1. Confirmation of penalty u/s 271(1)(c) of the Income Tax Act, 1961 for disallowance of expenses.

Analysis:

Confirmation of Penalty:
The appeal was filed against the order confirming a penalty of ?4,52,648 imposed under section 271(1)(c) of the Income Tax Act, 1961. The dispute arose from a disallowance of ?13,31,713 related to the treatment of expenditure on the installation of a new transformer. The assessee claimed the entire expense as a revenue expenditure, while the Assessing Officer considered it capital in nature. The Assessing Officer added back the balance to the income of the assessee, leading to the imposition of the penalty. The assessee challenged the penalty, arguing that it was not a case of concealment or furnishing inaccurate particulars of income, but merely a difference in opinion on the nature of the transaction.

Assessee's Arguments:
The assessee contended that no penalty should be levied for a mere disallowance of expenses due to a difference in opinion between the assessee and the Department. It was emphasized that the Department had accepted the transaction as genuine by allowing depreciation, indicating no intention of concealment or inaccurate reporting. The assessee cited various case laws to support the argument that penalty under section 271(1)(c) was not applicable when relevant details were disclosed in the income tax return.

Department's Arguments:
The Departmental Representative relied on a judgment by the Delhi High Court, emphasizing that penalties serve as a deterrent against baseless claims by assessees. It was argued that if a claim is incorrect in law and lacks a bona fide basis, the assessee should be liable for penalty under section 271(1)(c).
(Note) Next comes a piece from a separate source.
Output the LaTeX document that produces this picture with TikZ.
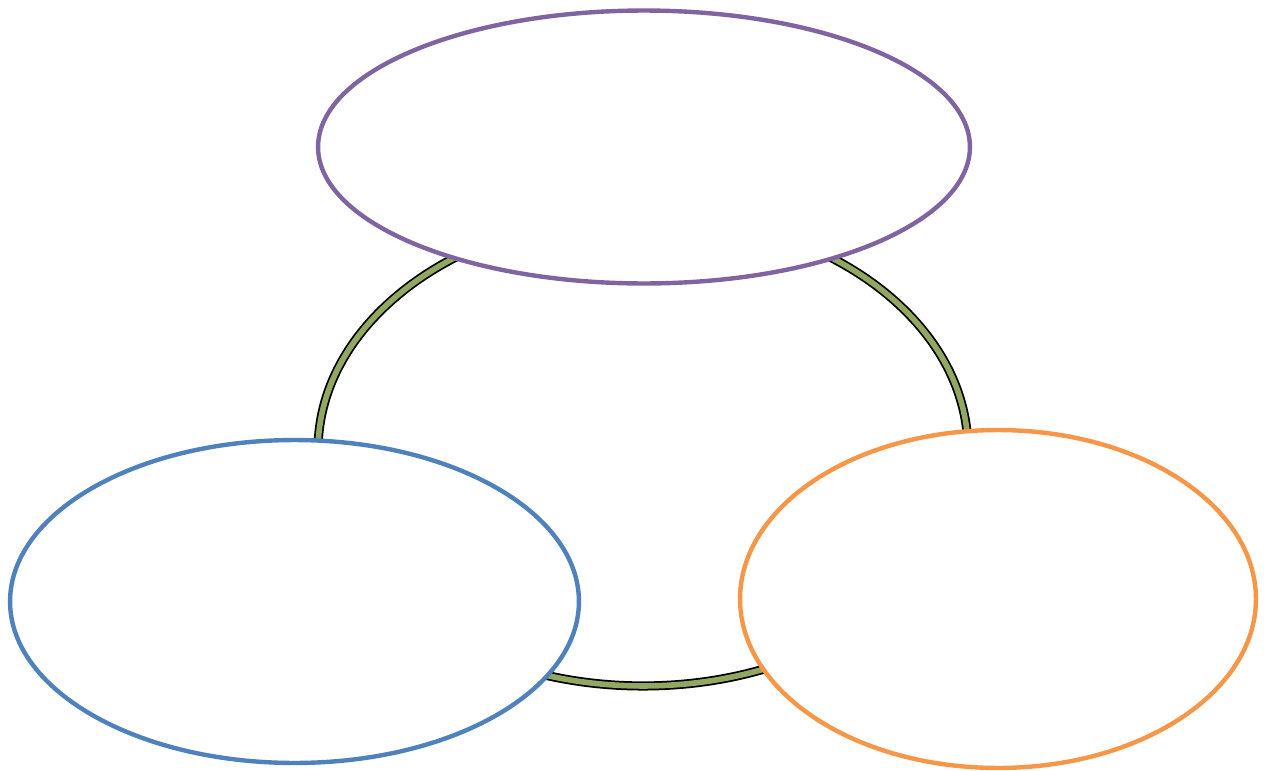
\documentclass[tikz,border=0pt]{standalone}
\usepackage{tikz}
\usepackage{xcolor}
\usetikzlibrary{shapes.geometric}
\definecolor{ringgreen}{RGB}{146,168,96}
\definecolor{topviolet}{RGB}{128,100,162}
\definecolor{leftblue}{RGB}{79,129,189}
\definecolor{rightorange}{RGB}{247,150,70}

\begin{document}
\begin{tikzpicture}[
    x=0.02cm, y=-0.02cm,
    bubble/.style={ellipse, fill=white, line width=2.5pt, inner sep=0pt},
    ring/.style={ellipse, draw=black, line width=1pt, double=ringgreen, double distance=3.2pt, inner sep=0pt}
]
\useasboundingbox (0,0) rectangle (1272,771);

% Ring behind
\node[ring, minimum width=13cm, minimum height=9.44cm] (hub) at (643,450) {};

% Three ellipses
\node[bubble, draw=topviolet, minimum width=13.04cm, minimum height=5.46cm] (top) at (644,147) {};
\node[bubble, draw=leftblue, minimum width=11.38cm, minimum height=6.46cm] (left) at (294.5,601.5) {};
\node[bubble, draw=rightorange, minimum width=10.32cm, minimum height=6.76cm] (right) at (998,599) {};

\end{tikzpicture}
\end{document}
The Department highlighted that both the Assessing Officer and the Commissioner of Income Tax(A) had concurred on the imposition of the penalty.

Judgment:
The Tribunal noted that the dispute was solely based on the difference in opinion regarding the nature of the expenditure, not on concealment or inaccurate reporting. Referring to precedents, including the Supreme Court's decision in Reliance Petroproducts Pvt. Ltd., the Tribunal held that a claim unsustainable in law does not automatically constitute inaccurate reporting. Since there was no evidence of mala fide intent by the assessee, the penalty was deemed unwarranted. Accordingly, the order of the Commissioner of Income Tax(A) was set aside, and the Assessing Officer was directed to delete the penalty. The appeal of the assessee was allowed, emphasizing the distinction between assessment and penalty proceedings.

Conclusion:
The Tribunal's decision focused on the absence of mala fide intent and the mere difference in opinion on the nature of the expenditure, leading to the conclusion that the penalty under section 271(1)(c) was not justified. The judgment underscored the importance of bona fide claims and the need for penalties to deter baseless assertions, ultimately ruling in favor of the assessee and directing the deletion of the penalty.